How to Be a Better Intern: 3 Things I Wish I Knew Earlier

By August 13, 2014clypd Blog

Internships are not easy. Within a span of a few months, you have to become familiar with your team, learn and follow the team’s best practices, understand the goals of the company, and contribute some meaningful work.

I had already worked one summer at clypd, so I thought things would be much easier the second time around. Instead, I arrive on my first day and was told I was being switched to the platform team (at clypd, engineering is split into different teams), which meant new things to learn – a new set of people to work with, a new programming language, a new codebase, and a new set of best practices.

This summer has been a lot of fun, but I struggled to get accustomed to the different working styles and practices of the new team. I could’ve avoided many mistakes and stressful situations if I had only realized a few things — things that make you not only a better intern, but a better employee.

Don’t be afraid to ask questions

It’s not in my nature to want to ask for help or ask a lot of questions when I’m learning something new. I like to just push through problems on my own, which got me into a little bit of trouble this summer.

The platform team encourages a lot of questions and discussion – especially when ramping up on Go (the platform codebase language). Since the whole team is relatively new at Go, questions helped not just me, but the rest of the team become more familiar with some of the intricacies of the language.

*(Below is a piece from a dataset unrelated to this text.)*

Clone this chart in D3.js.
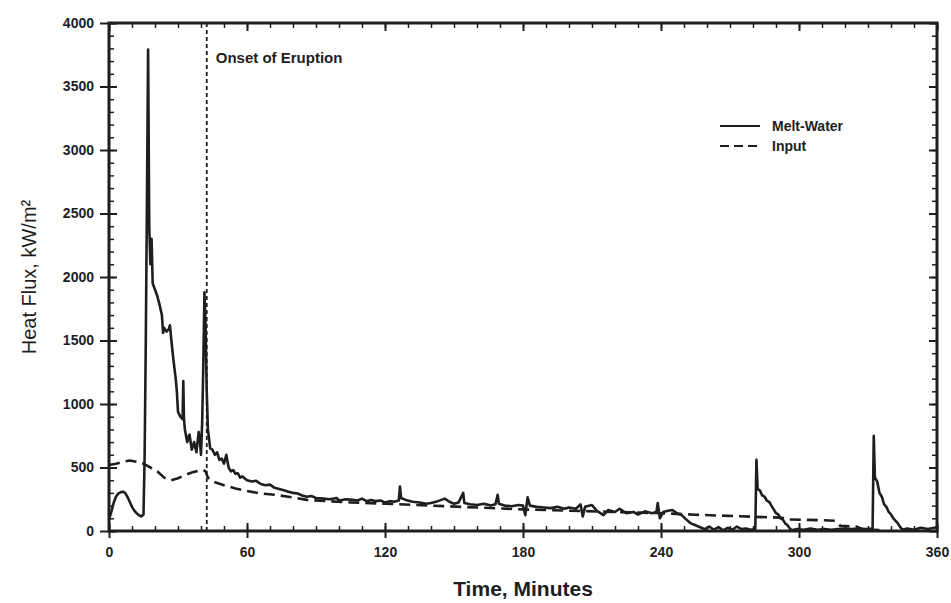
<!DOCTYPE html>
<html><head><meta charset="utf-8">
<script src="https://cdn.jsdelivr.net/npm/d3@7/dist/d3.min.js"></script>
<style>
html,body{margin:0;padding:0;background:#fff;}
svg{display:block;}
text{font-family:"Liberation Sans",Arial,Helvetica,sans-serif;fill:#1e1e1e;}
</style></head>
<body>
<svg id="chart" width="951" height="603"></svg>
<script>
// ---- data ----
const xTicks = [0, 60, 120, 180, 240, 300, 360];
const yTicks = [0, 500, 1000, 1500, 2000, 2500, 3000, 3500, 4000];
const seriesNames = ["Melt-Water", "Input"];
const onsetTime = 42.5;
const onsetLabel = "Onset of Eruption";
const xTitle = "Time, Minutes";
const yTitle = "Heat Flux, kW/m²";

const meltTime = [0,1,2,3,4,5,6,7,8,9,10,11,12,13,14,15,15.5,16,16.5,17,17.5,18,18.5,19,20,21,22,23,23.5,24,25,26,26.5,27,28,29,29.5,30,31,32,32.3,32.6,33,34,35,36,37,38,39,39.5,40,40.5,41,41.5,42,42.5,43,44,45,46,47,48,49,50,51,52,53,54,55,56,57,58,60,62,64,66,68,70,72,74,76,78,80,82,84,86,88,90,93,96,99,100,103,106,108,110,112,114,116,118,120,122,124,126,126.5,127,129,132,135,138,140,143,146,148,150,152,154,154.5,157,160,163,166,168,169,169.5,172,175,178,180,181,182,183,186,189,192,195,198,200,203,205,206,207,210,212,215,217,220,222,225,228,230,233,236,238,238.6,239.5,241,243,245,247,249,251,253,255,257,259,261,263,265,267,269,271,273,275,277,279,281,281.5,282,283,284,285,286,287,288,289,290,291,292,293,294,295,296,297,299,302,305,308,311,314,317,320,323,326,329,332,332.5,333,334,335,336,337,338,339,340,341,342,343,344,345,347,350,353,356,360];
const meltValue = [90,150,220,270,295,305,310,300,270,230,190,160,140,125,115,130,600,1500,2600,3790,2400,2100,2300,1950,1900,1850,1780,1700,1560,1600,1570,1590,1620,1520,1350,1200,1100,940,900,880,1180,880,800,700,760,640,700,620,780,720,600,850,1300,1880,1600,1100,800,650,640,600,620,560,570,530,600,500,470,480,450,455,420,430,400,390,395,370,360,365,340,330,320,310,300,295,280,270,275,260,255,250,260,240,250,245,240,255,235,245,235,240,225,235,230,240,350,260,245,230,225,215,220,235,255,230,215,225,300,220,210,205,215,200,210,285,215,200,195,205,200,125,265,200,190,185,180,190,175,185,175,210,115,190,205,160,125,165,150,175,140,150,130,155,140,150,220,100,150,160,165,140,125,90,60,45,30,15,35,10,30,5,25,10,35,15,20,10,15,560,330,320,280,270,240,230,200,170,140,130,100,90,60,45,20,5,15,10,20,10,15,10,15,20,15,20,15,20,750,420,390,300,270,210,190,150,130,100,80,60,30,10,20,10,25,15,30];

const inputTime = [0,3,6,9,12,15,18,21,24,27,30,33,36,39,41,42,43,45,50,55,60,66,72,78,86,95,105,120,140,160,180,200,220,240,255,265,280,292,296,310,316,318,325,328,335];
const inputValue = [520,530,545,555,545,530,500,470,420,400,415,440,460,475,480,470,420,390,360,335,315,295,285,270,245,235,225,215,200,185,170,160,150,140,128,122,112,105,90,85,80,40,35,10,8];

// ---- layout ----
const W = 951, H = 603;
const plot = {left: 109, right: 937, top: 23, bottom: 531};
const ink = "#1e1e1e";

const svg = d3.select("#chart");
svg.append("rect").attr("width", W).attr("height", H).attr("fill", "#fff");

const x = d3.scaleLinear().domain([0, 360]).range([plot.left, plot.right]);
const y = d3.scaleLinear().domain([0, 4000]).range([plot.bottom, plot.top]);

const xMinor = d3.range(0, 361, 10);
const yMinor = d3.range(0, 4001, 100);

function styleAxis(g, width) {
  g.select(".domain").remove();
  g.selectAll("line").attr("stroke", ink).attr("stroke-width", width);
  g.selectAll("text").attr("fill", ink);
}

// minor ticks (inward) on all four sides
const gBottomMinor = svg.append("g").attr("transform", `translate(0,${plot.bottom})`)
  .call(d3.axisTop(x).tickValues(xMinor).tickSize(5).tickFormat(""));
styleAxis(gBottomMinor, 1.5);
const gTopMinor = svg.append("g").attr("transform", `translate(0,${plot.top})`)
  .call(d3.axisBottom(x).tickValues(xMinor).tickSize(5).tickFormat(""));
styleAxis(gTopMinor, 1.5);
const gLeftMinor = svg.append("g").attr("transform", `translate(${plot.left},0)`)
  .call(d3.axisRight(y).tickValues(yMinor).tickSize(5).tickFormat(""));
styleAxis(gLeftMinor, 1.5);
const gRightMinor = svg.append("g").attr("transform", `translate(${plot.right},0)`)
  .call(d3.axisLeft(y).tickValues(yMinor).tickSize(5).tickFormat(""));
styleAxis(gRightMinor, 1.5);

// major ticks inward
const gBottomIn = svg.append("g").attr("transform", `translate(0,${plot.bottom})`)
  .call(d3.axisTop(x).tickValues(xTicks).tickSize(8).tickFormat(""));
styleAxis(gBottomIn, 2);
const gTopIn = svg.append("g").attr("transform", `translate(0,${plot.top})`)
  .call(d3.axisBottom(x).tickValues(xTicks).tickSize(8).tickFormat(""));
styleAxis(gTopIn, 2);
const gLeftIn = svg.append("g").attr("transform", `translate(${plot.left},0)`)
  .call(d3.axisRight(y).tickValues(yTicks).tickSize(8).tickFormat(""));
styleAxis(gLeftIn, 2);
const gRightIn = svg.append("g").attr("transform", `translate(${plot.right},0)`)
  .call(d3.axisLeft(y).tickValues(yTicks).tickSize(8).tickFormat(""));
styleAxis(gRightIn, 2);

// major ticks outward with labels
const gx = svg.append("g").attr("transform", `translate(0,${plot.bottom})`)
  .call(d3.axisBottom(x).tickValues(xTicks).tickSize(7).tickPadding(9).tickFormat(d3.format("d")));
styleAxis(gx, 2);
gx.selectAll("text").attr("font-size", 14).attr("font-weight", "bold").attr("font-family", "Liberation Sans, Arial, sans-serif");

const gy = svg.append("g").attr("transform", `translate(${plot.left},0)`)
  .call(d3.axisLeft(y).tickValues(yTicks).tickSize(9).tickPadding(6).tickFormat(d3.format("d")));
styleAxis(gy, 2);
gy.selectAll("text").attr("font-size", 14).attr("font-weight", "bold").attr("font-family", "Liberation Sans, Arial, sans-serif");

// frame
svg.append("rect")
  .attr("x", plot.left).attr("y", plot.top)
  .attr("width", plot.right - plot.left).attr("height", plot.bottom - plot.top)
  .attr("fill", "none").attr("stroke", ink).attr("stroke-width", 3);

// onset line
svg.append("line")
  .attr("x1", x(onsetTime)).attr("x2", x(onsetTime))
  .attr("y1", y(4000)).attr("y2", y(0))
  .attr("stroke", ink).attr("stroke-width", 1.8).attr("stroke-dasharray", "4,3");
svg.append("text")
  .attr("x", x(onsetTime) + 9).attr("y", 63)
  .attr("font-size", 15).attr("font-weight", "bold")
  .text(onsetLabel);

// series
const meltData = meltTime.map((t, i) => ({t, v: meltValue[i]}));
const inputData = inputTime.map((t, i) => ({t, v: inputValue[i]}));
const line = d3.line().x(d => x(d.t)).y(d => y(d.v));

svg.append("path").datum(inputData)
  .attr("d", line).attr("fill", "none")
  .attr("stroke", ink).attr("stroke-width", 2.6).attr("stroke-dasharray", "11,6");
svg.append("path").datum(meltData)
  .attr("d", line).attr("fill", "none")
  .attr("stroke", ink).attr("stroke-width", 2.6).attr("stroke-linejoin", "round");

// legend
const legend = svg.append("g");
const legendRows = [{name: seriesNames[0], dash: null, yy: 126}, {name: seriesNames[1], dash: "9,5", yy: 146}];
legendRows.forEach(r => {
  legend.append("line").attr("x1", 720).attr("x2", 760).attr("y1", r.yy).attr("y2", r.yy)
    .attr("stroke", ink).attr("stroke-width", 2.2).attr("stroke-dasharray", r.dash);
  legend.append("text").attr("x", 772).attr("y", r.yy + 5)
    .attr("font-size", 14).attr("font-weight", "bold").text(r.name);
});

// axis titles
svg.append("text")
  .attr("x", (plot.left + plot.right) / 2).attr("y", 596)
  .attr("text-anchor", "middle").attr("font-size", 21).attr("font-weight", "bold")
  .text(xTitle);
svg.append("text")
  .attr("transform", `translate(36,${(plot.top + plot.bottom) / 2}) rotate(-90)`)
  .attr("text-anchor", "middle").attr("font-size", 20)
  .text(yTitle);
</script>
</body></html>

I realized halfway through my internship that I didn’t ask questions because I didn’t want to be a burden, but the mistakes that resulted just ended up being more of a burden on the team. I could have avoided a lot of the small, time-consuming mistakes that came up at the beginning to the summer.

Be ready to fail

Never be afraid of your mistakes. Even if it happens to break everything and you get a lot of scary emails from your coworkers wondering who did it. I sat in my apartment one morning scared to show up to work. Meanwhile, it had taken the team five minutes to fix the problem. Instead of being scared out of my mind, I should have taken the mistake as a learning opportunity to make me a better programmer.

Make friends

Ultimately, the reason I chose to come back for another summer internship was the team at clypd. Everyone I met my first summer was amazing to work and interact with and I’m thankful that it is the same this summer. From company events, to weekly bar visits, and casually hanging out on weekends, I’ve met a lot of great people at clypd that make waking up in the morning slightly more worth it.

I’m not sure what I’m going to be doing after I graduate, but regardless of where I work, the lessons I’ll be taking away from this summer will make my first post-undergrad job that much easier to navigate.